**Task to complete:**
Retype exactly the lines from the line containing "Recreate this image as a LaTeX" through the line containing "(0,0) rectangle (850,594);", both included, and nothing more; skip the pictures.

Figure scripts
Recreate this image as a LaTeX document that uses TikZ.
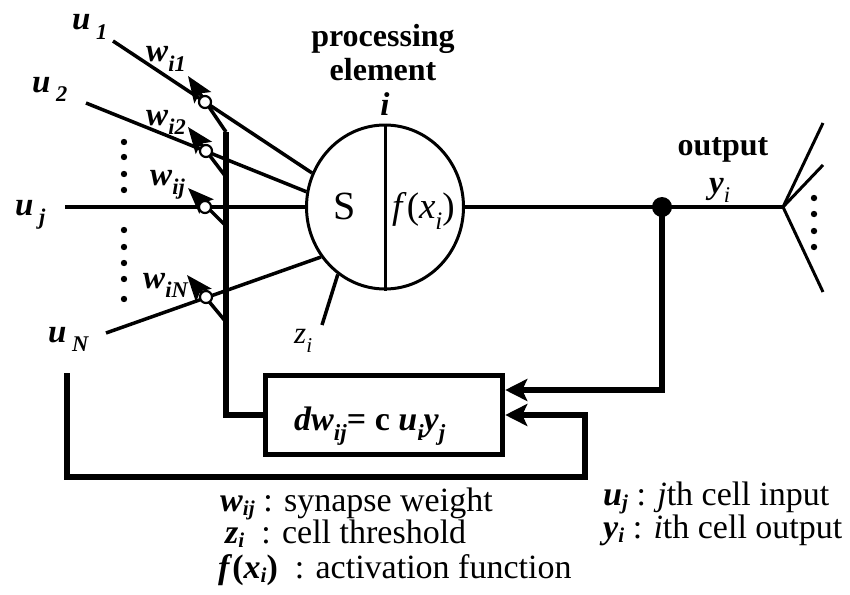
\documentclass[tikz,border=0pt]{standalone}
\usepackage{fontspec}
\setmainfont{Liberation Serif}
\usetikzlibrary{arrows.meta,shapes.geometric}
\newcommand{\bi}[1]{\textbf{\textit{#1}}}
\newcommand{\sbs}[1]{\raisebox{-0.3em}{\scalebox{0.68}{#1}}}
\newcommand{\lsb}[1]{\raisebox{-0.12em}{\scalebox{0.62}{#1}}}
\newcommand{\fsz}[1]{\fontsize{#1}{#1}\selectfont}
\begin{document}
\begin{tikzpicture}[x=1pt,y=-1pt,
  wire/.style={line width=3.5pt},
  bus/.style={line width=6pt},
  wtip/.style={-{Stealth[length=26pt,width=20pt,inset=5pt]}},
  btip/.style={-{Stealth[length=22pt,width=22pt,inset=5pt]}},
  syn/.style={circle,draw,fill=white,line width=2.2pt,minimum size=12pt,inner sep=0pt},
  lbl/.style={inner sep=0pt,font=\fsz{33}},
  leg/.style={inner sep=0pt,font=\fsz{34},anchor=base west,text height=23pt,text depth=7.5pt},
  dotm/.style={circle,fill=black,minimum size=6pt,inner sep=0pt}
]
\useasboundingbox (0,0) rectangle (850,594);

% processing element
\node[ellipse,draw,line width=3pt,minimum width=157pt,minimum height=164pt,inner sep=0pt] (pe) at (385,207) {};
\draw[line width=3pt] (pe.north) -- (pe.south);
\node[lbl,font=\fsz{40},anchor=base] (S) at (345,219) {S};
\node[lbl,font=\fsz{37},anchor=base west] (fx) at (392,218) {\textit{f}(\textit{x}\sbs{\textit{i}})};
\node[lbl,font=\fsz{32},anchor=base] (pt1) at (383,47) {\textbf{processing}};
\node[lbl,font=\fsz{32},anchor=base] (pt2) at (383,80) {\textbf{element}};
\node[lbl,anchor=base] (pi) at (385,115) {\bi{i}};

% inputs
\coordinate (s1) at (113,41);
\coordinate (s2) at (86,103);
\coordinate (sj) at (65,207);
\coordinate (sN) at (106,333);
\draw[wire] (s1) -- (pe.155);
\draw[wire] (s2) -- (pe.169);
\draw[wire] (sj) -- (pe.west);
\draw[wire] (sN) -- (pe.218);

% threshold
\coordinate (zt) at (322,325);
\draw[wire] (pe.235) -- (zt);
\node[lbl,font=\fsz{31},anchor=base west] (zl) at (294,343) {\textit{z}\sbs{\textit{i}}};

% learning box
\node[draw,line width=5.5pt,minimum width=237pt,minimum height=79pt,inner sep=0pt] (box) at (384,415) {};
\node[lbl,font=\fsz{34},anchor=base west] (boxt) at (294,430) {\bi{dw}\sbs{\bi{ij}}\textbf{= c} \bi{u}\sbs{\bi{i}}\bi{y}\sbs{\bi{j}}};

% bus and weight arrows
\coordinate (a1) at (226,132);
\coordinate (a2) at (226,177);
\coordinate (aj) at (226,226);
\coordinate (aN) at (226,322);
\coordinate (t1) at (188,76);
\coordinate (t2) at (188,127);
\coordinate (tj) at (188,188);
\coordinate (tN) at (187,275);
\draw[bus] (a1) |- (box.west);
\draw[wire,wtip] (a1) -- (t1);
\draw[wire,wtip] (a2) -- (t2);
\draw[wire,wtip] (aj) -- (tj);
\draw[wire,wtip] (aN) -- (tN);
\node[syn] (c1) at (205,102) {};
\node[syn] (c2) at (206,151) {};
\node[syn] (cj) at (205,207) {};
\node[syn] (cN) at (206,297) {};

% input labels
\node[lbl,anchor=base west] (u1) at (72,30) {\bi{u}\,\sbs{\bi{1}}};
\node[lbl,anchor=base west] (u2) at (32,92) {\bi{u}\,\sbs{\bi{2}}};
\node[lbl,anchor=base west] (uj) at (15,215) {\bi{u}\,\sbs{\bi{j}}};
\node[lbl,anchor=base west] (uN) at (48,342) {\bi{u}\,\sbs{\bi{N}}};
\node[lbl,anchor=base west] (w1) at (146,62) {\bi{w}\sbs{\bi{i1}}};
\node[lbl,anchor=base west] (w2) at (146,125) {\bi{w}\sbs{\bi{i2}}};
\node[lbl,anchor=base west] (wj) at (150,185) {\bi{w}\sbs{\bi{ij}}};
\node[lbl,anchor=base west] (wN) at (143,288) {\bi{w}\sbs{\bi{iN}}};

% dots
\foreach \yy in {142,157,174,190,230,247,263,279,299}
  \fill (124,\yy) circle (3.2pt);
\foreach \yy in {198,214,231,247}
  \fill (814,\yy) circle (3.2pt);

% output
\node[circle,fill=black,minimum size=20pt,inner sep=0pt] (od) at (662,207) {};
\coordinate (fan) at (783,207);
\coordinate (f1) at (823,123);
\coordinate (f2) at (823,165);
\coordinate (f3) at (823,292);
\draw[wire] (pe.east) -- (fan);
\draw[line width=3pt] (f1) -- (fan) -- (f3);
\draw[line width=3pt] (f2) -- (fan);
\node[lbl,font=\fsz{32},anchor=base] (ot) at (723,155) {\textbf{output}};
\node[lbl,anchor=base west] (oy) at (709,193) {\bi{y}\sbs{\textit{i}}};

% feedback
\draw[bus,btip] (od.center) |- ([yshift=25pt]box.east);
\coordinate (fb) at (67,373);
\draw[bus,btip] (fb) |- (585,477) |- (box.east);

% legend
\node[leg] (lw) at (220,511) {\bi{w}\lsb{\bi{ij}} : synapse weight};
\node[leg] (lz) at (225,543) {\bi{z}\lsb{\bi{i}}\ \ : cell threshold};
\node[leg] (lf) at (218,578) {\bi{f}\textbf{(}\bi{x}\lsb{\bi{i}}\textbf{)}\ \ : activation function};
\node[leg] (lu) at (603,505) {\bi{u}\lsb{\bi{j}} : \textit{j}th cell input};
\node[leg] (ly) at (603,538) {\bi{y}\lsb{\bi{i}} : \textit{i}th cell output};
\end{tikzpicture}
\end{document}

* * *

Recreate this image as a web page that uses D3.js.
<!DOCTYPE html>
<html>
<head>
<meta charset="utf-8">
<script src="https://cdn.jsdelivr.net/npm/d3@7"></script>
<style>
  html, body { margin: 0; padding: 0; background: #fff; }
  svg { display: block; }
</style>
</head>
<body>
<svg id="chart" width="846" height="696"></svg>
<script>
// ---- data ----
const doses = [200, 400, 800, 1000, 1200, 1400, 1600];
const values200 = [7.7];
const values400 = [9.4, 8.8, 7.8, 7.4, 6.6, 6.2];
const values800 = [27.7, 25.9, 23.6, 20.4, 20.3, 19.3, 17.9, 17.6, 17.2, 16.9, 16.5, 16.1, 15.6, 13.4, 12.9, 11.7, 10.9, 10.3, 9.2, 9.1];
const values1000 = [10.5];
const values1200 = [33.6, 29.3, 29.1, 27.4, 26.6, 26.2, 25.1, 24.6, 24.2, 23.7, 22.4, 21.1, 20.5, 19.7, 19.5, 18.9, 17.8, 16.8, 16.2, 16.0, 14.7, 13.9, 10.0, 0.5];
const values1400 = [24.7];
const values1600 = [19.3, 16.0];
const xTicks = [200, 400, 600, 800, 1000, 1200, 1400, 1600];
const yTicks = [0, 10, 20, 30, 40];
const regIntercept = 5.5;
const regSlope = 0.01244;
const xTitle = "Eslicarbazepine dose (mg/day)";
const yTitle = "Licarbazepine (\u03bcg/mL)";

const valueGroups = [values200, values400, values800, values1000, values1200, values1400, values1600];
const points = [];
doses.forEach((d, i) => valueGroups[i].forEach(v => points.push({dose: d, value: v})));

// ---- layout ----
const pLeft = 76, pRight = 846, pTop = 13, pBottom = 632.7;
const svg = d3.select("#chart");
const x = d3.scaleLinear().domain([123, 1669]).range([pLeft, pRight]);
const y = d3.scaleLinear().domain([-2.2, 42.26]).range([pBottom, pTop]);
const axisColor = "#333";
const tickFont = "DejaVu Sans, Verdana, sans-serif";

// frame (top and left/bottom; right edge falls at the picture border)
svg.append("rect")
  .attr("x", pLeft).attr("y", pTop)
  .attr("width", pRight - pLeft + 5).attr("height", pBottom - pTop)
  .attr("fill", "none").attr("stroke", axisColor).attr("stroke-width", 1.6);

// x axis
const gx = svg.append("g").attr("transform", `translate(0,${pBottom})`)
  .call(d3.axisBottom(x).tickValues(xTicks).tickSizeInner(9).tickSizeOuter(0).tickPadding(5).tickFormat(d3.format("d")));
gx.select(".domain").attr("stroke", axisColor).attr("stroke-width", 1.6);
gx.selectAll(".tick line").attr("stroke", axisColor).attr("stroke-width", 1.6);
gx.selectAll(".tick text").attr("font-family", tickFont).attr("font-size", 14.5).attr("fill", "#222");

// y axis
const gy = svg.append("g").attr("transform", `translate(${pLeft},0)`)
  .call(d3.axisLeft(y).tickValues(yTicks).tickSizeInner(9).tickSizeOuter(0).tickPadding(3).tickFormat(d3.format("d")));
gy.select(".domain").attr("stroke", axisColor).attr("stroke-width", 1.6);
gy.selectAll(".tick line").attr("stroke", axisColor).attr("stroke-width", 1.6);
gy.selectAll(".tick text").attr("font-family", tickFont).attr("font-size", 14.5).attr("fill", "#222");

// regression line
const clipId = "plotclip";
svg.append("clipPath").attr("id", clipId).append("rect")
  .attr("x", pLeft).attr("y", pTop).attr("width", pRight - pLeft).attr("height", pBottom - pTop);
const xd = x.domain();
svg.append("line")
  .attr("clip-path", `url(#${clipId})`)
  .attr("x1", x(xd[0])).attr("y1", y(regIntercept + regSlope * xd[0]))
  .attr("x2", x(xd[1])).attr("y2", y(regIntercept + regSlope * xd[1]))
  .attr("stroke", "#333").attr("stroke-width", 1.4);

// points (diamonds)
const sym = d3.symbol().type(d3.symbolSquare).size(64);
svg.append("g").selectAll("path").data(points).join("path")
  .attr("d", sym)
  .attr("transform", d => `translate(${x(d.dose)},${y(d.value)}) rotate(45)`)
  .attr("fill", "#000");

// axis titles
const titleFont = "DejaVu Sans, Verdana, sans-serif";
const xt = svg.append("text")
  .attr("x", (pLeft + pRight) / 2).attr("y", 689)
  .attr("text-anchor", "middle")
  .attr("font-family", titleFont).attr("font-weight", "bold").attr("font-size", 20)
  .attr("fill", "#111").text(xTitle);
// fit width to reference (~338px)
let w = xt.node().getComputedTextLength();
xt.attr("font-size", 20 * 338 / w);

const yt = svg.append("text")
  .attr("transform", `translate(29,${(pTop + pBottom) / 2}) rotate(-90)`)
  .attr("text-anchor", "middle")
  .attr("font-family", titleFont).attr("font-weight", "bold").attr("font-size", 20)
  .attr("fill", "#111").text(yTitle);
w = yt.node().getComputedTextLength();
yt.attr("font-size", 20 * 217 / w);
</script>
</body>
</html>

**The reply:**
Recreate this image as a LaTeX document that uses TikZ.
\documentclass[tikz,border=0pt]{standalone}
\usepackage{fontspec}
\setmainfont{Liberation Serif}
\usetikzlibrary{arrows.meta,shapes.geometric}
\newcommand{\bi}[1]{\textbf{\textit{#1}}}
\newcommand{\sbs}[1]{\raisebox{-0.3em}{\scalebox{0.68}{#1}}}
\newcommand{\lsb}[1]{\raisebox{-0.12em}{\scalebox{0.62}{#1}}}
\newcommand{\fsz}[1]{\fontsize{#1}{#1}\selectfont}
\begin{document}
\begin{tikzpicture}[x=1pt,y=-1pt,
  wire/.style={line width=3.5pt},
  bus/.style={line width=6pt},
  wtip/.style={-{Stealth[length=26pt,width=20pt,inset=5pt]}},
  btip/.style={-{Stealth[length=22pt,width=22pt,inset=5pt]}},
  syn/.style={circle,draw,fill=white,line width=2.2pt,minimum size=12pt,inner sep=0pt},
  lbl/.style={inner sep=0pt,font=\fsz{33}},
  leg/.style={inner sep=0pt,font=\fsz{34},anchor=base west,text height=23pt,text depth=7.5pt},
  dotm/.style={circle,fill=black,minimum size=6pt,inner sep=0pt}
]
\useasboundingbox (0,0) rectangle (850,594);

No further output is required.